§ **Requirement**: Check each line for the string "with". Give only the count of lines that have it.

-- Data for the task start --

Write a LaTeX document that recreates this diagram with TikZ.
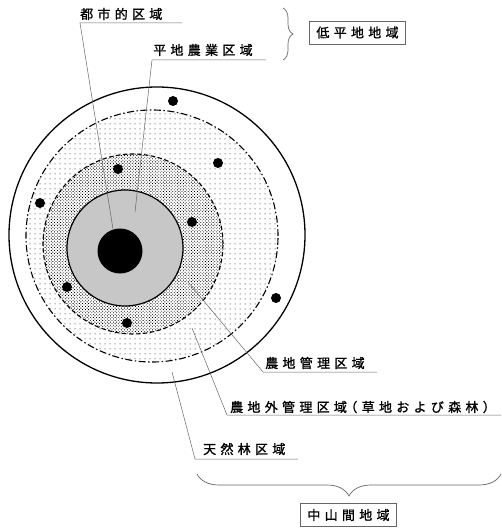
\documentclass[tikz,border=0pt]{standalone}
\usepackage{fontspec}
\newfontfamily\jp[LetterSpace=33, FakeBold=1.2]{Noto Sans CJK JP}
\usetikzlibrary{patterns.meta,decorations.pathreplacing}
\tikzset{
  lbl/.style={font=\jp\fontsize{13pt}{15pt}\selectfont, inner sep=0pt, anchor=west, text=black},
  leader/.style={draw=black!60, line width=0.5pt},
  boxlbl/.style={lbl, draw=black!60, line width=0.7pt, anchor=center, minimum height=23pt, inner xsep=7pt},
  brc/.style={draw=black!60, line width=0.7pt, decorate}
}
\begin{document}
\begin{tikzpicture}[x=1pt,y=-1pt]
\useasboundingbox (0,0) rectangle (501,529);
% circles
\draw[line width=1.3pt, fill=white] (157,235) circle[radius=148pt];
\path[pattern={Dots[distance=5pt, radius=0.5pt]}] (152,236) circle[radius=126pt];
\draw[line width=1.1pt, dash pattern=on 7pt off 2.5pt on 1.5pt off 2.5pt] (152,236) circle[radius=126pt];
\fill[white] (133,244) circle[radius=90pt];
\path[pattern={Dots[distance=2.2pt, angle=45, radius=0.6pt]}] (133,244) circle[radius=90pt];
\draw[line width=1.1pt, dash pattern=on 4.5pt off 2.5pt] (133,244) circle[radius=90pt];
\draw[line width=1.2pt, fill=black!22] (125,248) circle[radius=58pt];
\node[circle, fill=black, minimum size=45pt, inner sep=0pt] (core) at (120,251) {};
% small dots
\foreach \p in {(173,101),(218,163),(118,169),(40,203),(192,222),(276,298),(67,287),(127,323)}
  \fill \p circle[radius=5pt];
% labels
\node[lbl] (toshi) at (80,14) {都市的区域};
\node[lbl] (heichi) at (153,50) {平地農業区域};
\node[boxlbl] (tei) at (357.5,32.5) {低平地地域};
\node[lbl] (nochi) at (265,363) {農地管理区域};
\node[lbl] (nochigai) at (230,407) {農地外管理区域\kern-2.5pt（草地および森林）\kern-10pt};
\node[lbl] (tennen) at (203,449) {天然林区域};
\node[boxlbl] (chusan) at (348.5,515) {中山間地域};
% leaders
\coordinate (a1) at (113,229); \coordinate (a2) at (135,212);
\coordinate (a3) at (188,282); \coordinate (a4) at (192,328);
\coordinate (a5) at (172,372);
\draw[leader] (a1) -- (80,23) -- (182,23);
\draw[leader] (a2) -- (152,60) -- (266,60);
\draw[leader] (a3) -- (263,372) -- (377,372);
\draw[leader] (a4) -- (227,415) -- (501,415);
\draw[leader] (a5) -- (195,459) -- (298,459);
% braces
\draw[brc, decoration={brace, amplitude=10pt}] (283,8) -- (283,60);
\draw[brc, decoration={brace, amplitude=22pt}] (501,474) -- (197,474);
\end{tikzpicture}
\end{document}
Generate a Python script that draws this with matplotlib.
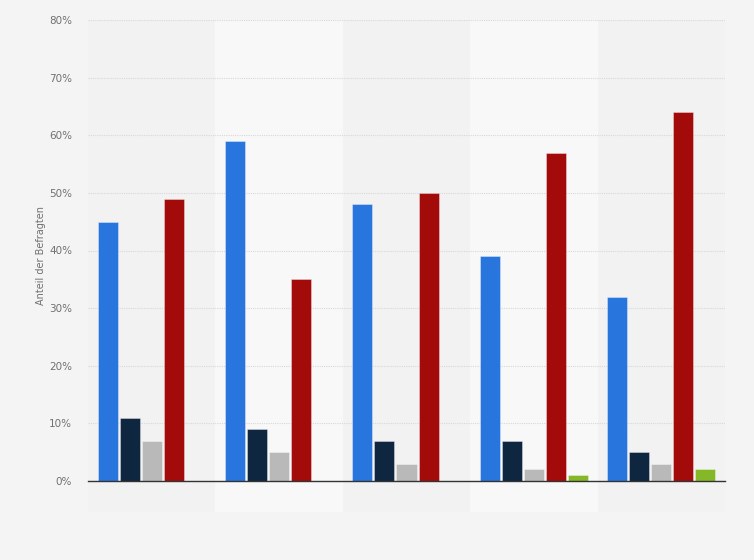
import numpy as np
import matplotlib
matplotlib.use("Agg")
import matplotlib.pyplot as plt
from matplotlib.patches import Rectangle

# values (percent)
groups = ["1", "2", "3", "4", "5"]
blue = [45, 59, 48, 39, 32]
navy = [11, 9, 7, 7, 5]
grey = [7, 5, 3, 2, 3]
red = [49, 35, 50, 57, 64]
green = [0, 0, 0, 1, 2]
yticks = [0, 10, 20, 30, 40, 50, 60, 70, 80]

series = [blue, navy, grey, red, green]
colors = ["#2876dd", "#0f2640", "#b9b9b9", "#a30a0a", "#84b826"]

fig = plt.figure(figsize=(7.54, 5.60), dpi=100)
fig.patch.set_facecolor("#f4f4f4")
ax = fig.add_axes([88 / 754, 1 - 481 / 560, 637 / 754, 461 / 560])
ax.set_facecolor("#f2f2f2")

x = np.arange(len(groups))
ax.set_xlim(-0.5, len(groups) - 0.5)
ax.set_ylim(0, 80)

# alternating column shading, running a bit below the axis
for i in x:
    shade = "#f8f8f8" if i % 2 == 1 else "#f2f2f2"
    ax.add_patch(Rectangle((i - 0.5, -0.067), 1, 1.067, facecolor=shade,
                           edgecolor="none", zorder=0, clip_on=False,
                           transform=ax.get_xaxis_transform()))

step = 0.1727
width = 0.157
for k, (vals, c) in enumerate(zip(series, colors)):
    pos = x + (k - 2) * step
    ax.bar(pos, vals, width=width, color=c, edgecolor=(1, 1, 1, 0.35),
           linewidth=0.7, zorder=3)

ax.set_yticks(yticks)
ax.set_yticklabels([f"{v}%" for v in yticks])
ax.yaxis.grid(True, linestyle=(0, (1, 1)), color="#d8d8d8", linewidth=0.8, zorder=1)
ax.set_axisbelow(True)
ax.set_xticks([])
ax.tick_params(axis="y", length=0, labelsize=7.5, labelcolor="#707070", pad=11.5)

for s in ["top", "right", "left"]:
    ax.spines[s].set_visible(False)
ax.spines["bottom"].set_color("#333333")
ax.spines["bottom"].set_linewidth(1.0)
ax.spines["bottom"].set_zorder(5)

ax.set_ylabel("Anteil der Befragten", fontsize=7, color="#707070")
ax.yaxis.set_label_coords(-0.066, 0.49)

fig.savefig("out.png", dpi=100, facecolor=fig.get_facecolor())
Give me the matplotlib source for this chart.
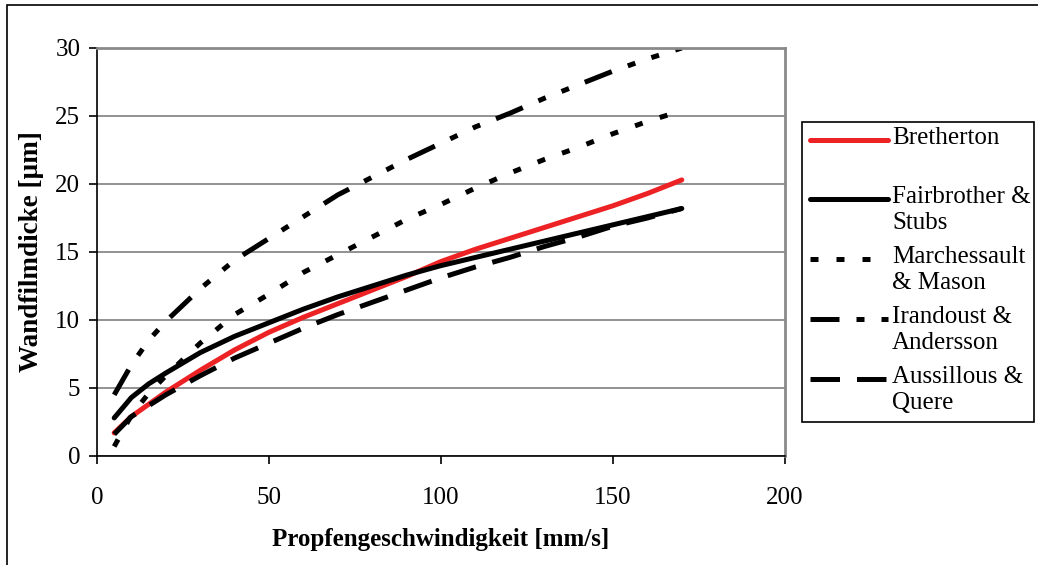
import matplotlib
matplotlib.use("Agg")
import matplotlib.pyplot as plt
from matplotlib.lines import Line2D
from matplotlib.patches import Rectangle

# plug velocity [mm/s]
speed = [5, 10, 15, 20, 30, 40, 50, 60, 70, 80, 90, 100, 110, 120, 130, 140, 150, 160, 170]

# wall film thickness [um] per model
bretherton = [1.7, 2.9, 3.8, 4.7, 6.3, 7.8, 9.1, 10.2, 11.2, 12.2, 13.2, 14.3, 15.2, 16.0, 16.8, 17.6, 18.4, 19.3, 20.3]
fairbrother = [2.8, 4.3, 5.3, 6.1, 7.6, 8.8, 9.8, 10.8, 11.7, 12.5, 13.3, 14.0, 14.6, 15.2, 15.8, 16.4, 17.0, 17.6, 18.2]
marchessault = [0.7, 3.0, 4.6, 5.9, 8.3, 10.4, 11.9, 13.5, 14.8, 16.1, 17.4, 18.5, 19.7, 20.8, 21.8, 22.7, 23.7, 24.6, 25.4]
irandoust = [4.5, 6.7, 8.5, 9.9, 12.3, 14.4, 16.0, 17.6, 19.2, 20.5, 21.8, 23.0, 24.2, 25.2, 26.3, 27.3, 28.3, 29.2, 30.0]
aussillous = [1.6, 2.9, 3.7, 4.5, 5.9, 7.2, 8.3, 9.4, 10.4, 11.3, 12.2, 13.1, 13.9, 14.6, 15.4, 16.1, 16.9, 17.5, 18.2]

labels = ["Bretherton", "Fairbrother &\nStubs", "Marchessault\n& Mason",
          "Irandoust &\nAndersson", "Aussillous &\nQuere"]

serif = ["Liberation Serif", "DejaVu Serif"]
LW = 3.6
RED = "#ED2224"

# (color, dash pattern in linewidth units)
styles = [
    (RED, None),
    ("black", None),
    ("black", (0, (1.6, 3.6))),
    ("black", (0, (5.8, 3.4, 1.6, 3.4, 1.6, 3.4))),
    ("black", (0, (5.9, 3.4))),
]
series = [bretherton, fairbrother, marchessault, irandoust, aussillous]

fig = plt.figure(figsize=(10.38, 5.65), dpi=100)
ax = fig.add_axes([97 / 1038, 109 / 565, 688 / 1038, 408 / 565])

for (color, dash), ys in zip(styles, series):
    kw = dict(color=color, lw=LW, solid_capstyle="round", dash_capstyle="butt")
    if dash is not None:
        kw["linestyle"] = dash
    ax.plot(speed, ys, **kw)

ax.set_xlim(0, 200)
ax.set_ylim(0, 30)
ax.set_xticks([0, 50, 100, 150, 200])
ax.set_yticks([0, 5, 10, 15, 20, 25, 30])
ax.yaxis.grid(True, color="#7f7f7f", lw=1.2)
ax.set_axisbelow(True)

for side in ["top", "right"]:
    ax.spines[side].set_color("#8a8a8a")
    ax.spines[side].set_linewidth(2)
for side in ["left", "bottom"]:
    ax.spines[side].set_color("black")
    ax.spines[side].set_linewidth(1.2)

ax.tick_params(axis="y", direction="out", length=6, width=1.2, pad=6)
ax.tick_params(axis="x", direction="out", length=6, width=1.2, pad=16)
for t in ax.get_xticklabels() + ax.get_yticklabels():
    t.set_family(serif)
    t.set_fontsize(18)

ax.set_xlabel("Propfengeschwindigkeit [mm/s]", family=serif, fontsize=18,
              fontweight="bold", labelpad=14)
ax.set_ylabel("Wandfilmdicke [µm]", family=serif, fontsize=19.5,
              fontweight="bold", labelpad=8)

# legend box drawn in pixel-based figure coords
W, H = 1038, 565
def fx(px):
    return px / W
def fy(py):
    return 1 - py / H

fig.patches.append(Rectangle((fx(802), fy(422)), fx(1034) - fx(802), fy(122) - fy(422),
                             transform=fig.transFigure, fill=False, ec="black", lw=1.2))
row_y = [140, 199, 259, 319, 379]
for (color, dash), lab, y in zip(styles, labels, row_y):
    kw = dict(color=color, lw=LW, solid_capstyle="round", dash_capstyle="butt",
              transform=fig.transFigure)
    if dash is not None:
        kw["linestyle"] = dash
    fig.lines.append(Line2D([fx(810), fx(888)], [fy(y), fy(y)], **kw))
    fig.text(fx(892), fy(y - 13), lab, family=serif, fontsize=18, va="top",
             ha="left", linespacing=1.25)

# outer frame (top and left edges visible)
fig.patches.append(Rectangle((fx(7), -0.1), 1.2, fy(5) + 0.1, transform=fig.transFigure,
                             fill=False, ec="black", lw=1.2))

fig.savefig("out.png", dpi=100)
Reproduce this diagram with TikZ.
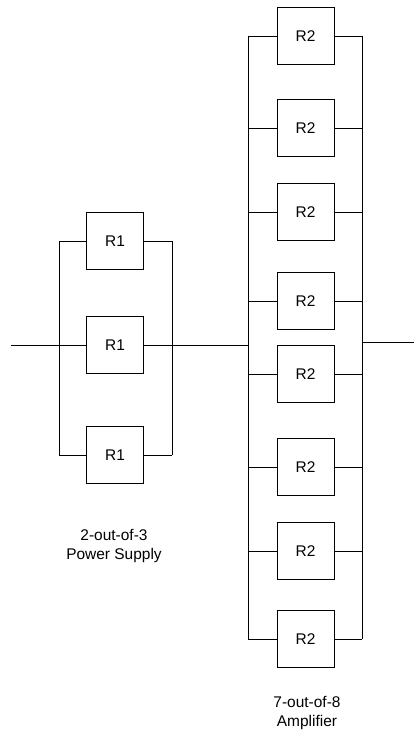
\documentclass[tikz,border=0pt]{standalone}
\usepackage{fontspec}
\setmainfont{Liberation Sans}

\newcommand*{\psbusl}{59}
\newcommand*{\psbusr}{172}
\newcommand*{\ampbusl}{248}
\newcommand*{\ampbusr}{362}

\begin{document}
\begin{tikzpicture}
[
	block/.style={draw,line width=0.7pt,minimum size=1.425cm,inner sep=0pt,font=\fontsize{11}{13}\selectfont},
	wire/.style={line width=0.7pt},
	caption/.style={align=center,inner sep=0pt,font=\fontsize{11}{13.5}\selectfont},
	x=0.025cm,
	y=-0.025cm
]

	\useasboundingbox (0,0) rectangle (414,735);

	% bus positions
	\coordinate (psl) at (\psbusl,0);
	\coordinate (psr) at (\psbusr,0);
	\coordinate (ampl) at (\ampbusl,0);
	\coordinate (ampr) at (\ampbusr,0);

	% power supply, 2-out-of-3
	\foreach \y [count=\i] in {241,345,455} {
		\node[block] (ps\i) at (115,\y) {R1};
		\draw[wire] (ps\i.west) -- (ps\i.west -| psl);
		\draw[wire] (ps\i.east) -- (ps\i.east -| psr);
	}
	\draw[wire] (ps1.west -| psl) -- (ps3.west -| psl);
	\draw[wire] (ps1.east -| psr) -- (ps3.east -| psr);

	% amplifier, 7-out-of-8
	\foreach \y [count=\i] in {36,128,212,301,374,467,551,639} {
		\node[block] (amp\i) at (305.5,\y) {R2};
		\draw[wire] (amp\i.west) -- (amp\i.west -| ampl);
		\draw[wire] (amp\i.east) -- (amp\i.east -| ampr);
	}
	\draw[wire] (amp1.west -| ampl) -- (amp8.west -| ampl);
	\draw[wire] (amp1.east -| ampr) -- (amp8.east -| ampr);

	% in, link, out
	\coordinate (in) at (11,345);
	\coordinate (out) at (414,342);
	\draw[wire] (in) -- (ps2.west -| psl);
	\draw[wire] (ps2.east -| psr) -- (ps2.east -| ampl);
	\draw[wire] (out -| ampr) -- (out);

	% labels
	\node[caption] (pslabel) at (114,546) {2-out-of-3\\Power Supply};
	\node[caption] (amplabel) at (307,713) {7-out-of-8\\Amplifier};

\end{tikzpicture}
\end{document}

-- Data for the task end --

§ **Worked solution**: 3